### RECORDED INFORMATION
-------
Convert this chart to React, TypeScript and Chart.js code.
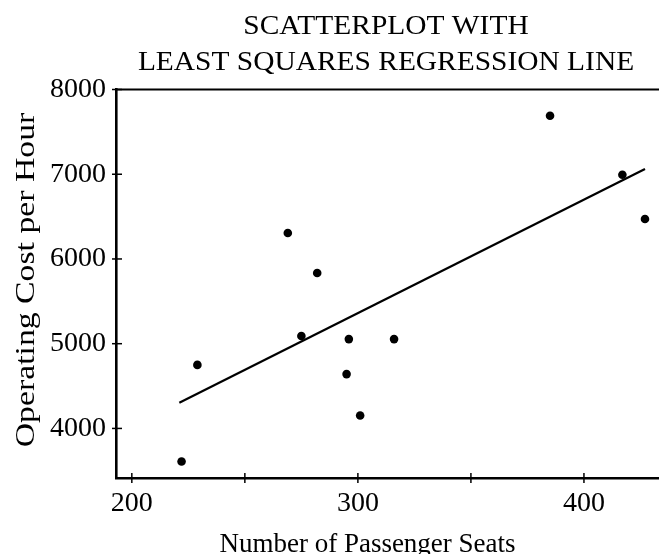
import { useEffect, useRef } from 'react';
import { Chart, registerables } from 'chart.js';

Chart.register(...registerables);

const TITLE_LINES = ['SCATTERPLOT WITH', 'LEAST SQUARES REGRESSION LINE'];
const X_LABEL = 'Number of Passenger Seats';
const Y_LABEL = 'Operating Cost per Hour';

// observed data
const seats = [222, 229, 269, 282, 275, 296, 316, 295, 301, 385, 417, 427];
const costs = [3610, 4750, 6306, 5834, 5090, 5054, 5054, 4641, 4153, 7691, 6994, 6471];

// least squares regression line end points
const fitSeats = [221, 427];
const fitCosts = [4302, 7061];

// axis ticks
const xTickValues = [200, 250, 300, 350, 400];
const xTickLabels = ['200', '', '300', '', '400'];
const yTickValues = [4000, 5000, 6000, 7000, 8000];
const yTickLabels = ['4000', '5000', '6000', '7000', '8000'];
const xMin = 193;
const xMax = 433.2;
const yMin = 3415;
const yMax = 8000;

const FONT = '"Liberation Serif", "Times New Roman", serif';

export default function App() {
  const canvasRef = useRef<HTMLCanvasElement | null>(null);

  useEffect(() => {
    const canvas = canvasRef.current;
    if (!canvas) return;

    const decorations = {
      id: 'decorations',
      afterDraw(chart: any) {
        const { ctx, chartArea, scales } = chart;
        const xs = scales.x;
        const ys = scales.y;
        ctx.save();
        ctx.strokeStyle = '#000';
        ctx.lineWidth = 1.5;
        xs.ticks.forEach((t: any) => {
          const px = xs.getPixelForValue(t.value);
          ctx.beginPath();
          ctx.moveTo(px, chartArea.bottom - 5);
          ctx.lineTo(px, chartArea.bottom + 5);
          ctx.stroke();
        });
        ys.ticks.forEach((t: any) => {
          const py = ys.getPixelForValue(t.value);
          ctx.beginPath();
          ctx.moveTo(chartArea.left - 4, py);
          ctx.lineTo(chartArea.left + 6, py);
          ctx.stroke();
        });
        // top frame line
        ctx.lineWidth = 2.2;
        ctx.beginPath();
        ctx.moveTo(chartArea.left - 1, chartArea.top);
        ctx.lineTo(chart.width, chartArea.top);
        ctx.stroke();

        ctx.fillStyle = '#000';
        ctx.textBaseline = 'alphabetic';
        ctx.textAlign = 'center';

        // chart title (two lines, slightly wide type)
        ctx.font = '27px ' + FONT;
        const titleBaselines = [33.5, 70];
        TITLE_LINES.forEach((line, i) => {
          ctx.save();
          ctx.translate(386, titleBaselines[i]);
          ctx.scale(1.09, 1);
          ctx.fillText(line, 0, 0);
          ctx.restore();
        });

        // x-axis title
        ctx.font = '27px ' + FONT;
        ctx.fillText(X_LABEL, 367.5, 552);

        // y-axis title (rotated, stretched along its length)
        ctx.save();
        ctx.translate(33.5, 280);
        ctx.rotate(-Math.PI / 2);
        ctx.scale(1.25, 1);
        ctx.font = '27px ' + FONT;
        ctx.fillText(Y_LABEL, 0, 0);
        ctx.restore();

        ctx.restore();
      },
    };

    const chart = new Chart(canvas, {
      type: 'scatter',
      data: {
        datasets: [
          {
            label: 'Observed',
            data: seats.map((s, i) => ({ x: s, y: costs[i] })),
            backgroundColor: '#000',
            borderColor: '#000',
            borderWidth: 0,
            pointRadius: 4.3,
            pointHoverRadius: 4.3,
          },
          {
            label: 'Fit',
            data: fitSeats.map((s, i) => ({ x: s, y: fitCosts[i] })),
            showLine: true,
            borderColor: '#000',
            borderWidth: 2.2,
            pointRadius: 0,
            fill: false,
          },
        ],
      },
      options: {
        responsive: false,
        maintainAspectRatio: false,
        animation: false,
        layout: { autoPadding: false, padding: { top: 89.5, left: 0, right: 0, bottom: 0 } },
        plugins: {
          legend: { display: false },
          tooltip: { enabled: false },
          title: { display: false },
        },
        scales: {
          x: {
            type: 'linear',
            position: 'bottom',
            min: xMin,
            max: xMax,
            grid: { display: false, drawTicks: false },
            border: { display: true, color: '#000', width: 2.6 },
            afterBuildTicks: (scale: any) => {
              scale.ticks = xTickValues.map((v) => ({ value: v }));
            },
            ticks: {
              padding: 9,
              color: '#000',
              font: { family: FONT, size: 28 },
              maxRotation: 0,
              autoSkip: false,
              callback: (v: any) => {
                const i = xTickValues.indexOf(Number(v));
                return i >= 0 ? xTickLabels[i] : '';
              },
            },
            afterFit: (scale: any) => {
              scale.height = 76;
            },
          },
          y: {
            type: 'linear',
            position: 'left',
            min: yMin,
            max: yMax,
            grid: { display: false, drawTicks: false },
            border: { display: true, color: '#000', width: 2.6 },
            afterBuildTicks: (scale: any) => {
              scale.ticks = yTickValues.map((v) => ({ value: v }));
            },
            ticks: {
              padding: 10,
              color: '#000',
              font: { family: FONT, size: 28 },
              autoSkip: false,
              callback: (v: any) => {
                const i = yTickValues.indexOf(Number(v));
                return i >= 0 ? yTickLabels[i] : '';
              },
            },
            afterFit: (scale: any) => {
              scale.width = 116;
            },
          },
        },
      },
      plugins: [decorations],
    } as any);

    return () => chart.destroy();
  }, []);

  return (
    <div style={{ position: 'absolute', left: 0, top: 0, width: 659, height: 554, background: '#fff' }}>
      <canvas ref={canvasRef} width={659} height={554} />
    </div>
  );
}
-------
### EXERCISE REQUIREMENTS
Copy nothing but the lines from the top of the material through the line holding "const fitCosts = [4302, 7061];", exactly as written; omit pictures.

### ANSWER IN FULL
Convert this chart to React, TypeScript and Chart.js code.
import { useEffect, useRef } from 'react';
import { Chart, registerables } from 'chart.js';

Chart.register(...registerables);

const TITLE_LINES = ['SCATTERPLOT WITH', 'LEAST SQUARES REGRESSION LINE'];
const X_LABEL = 'Number of Passenger Seats';
const Y_LABEL = 'Operating Cost per Hour';

// observed data
const seats = [222, 229, 269, 282, 275, 296, 316, 295, 301, 385, 417, 427];
const costs = [3610, 4750, 6306, 5834, 5090, 5054, 5054, 4641, 4153, 7691, 6994, 6471];

// least squares regression line end points
const fitSeats = [221, 427];
const fitCosts = [4302, 7061];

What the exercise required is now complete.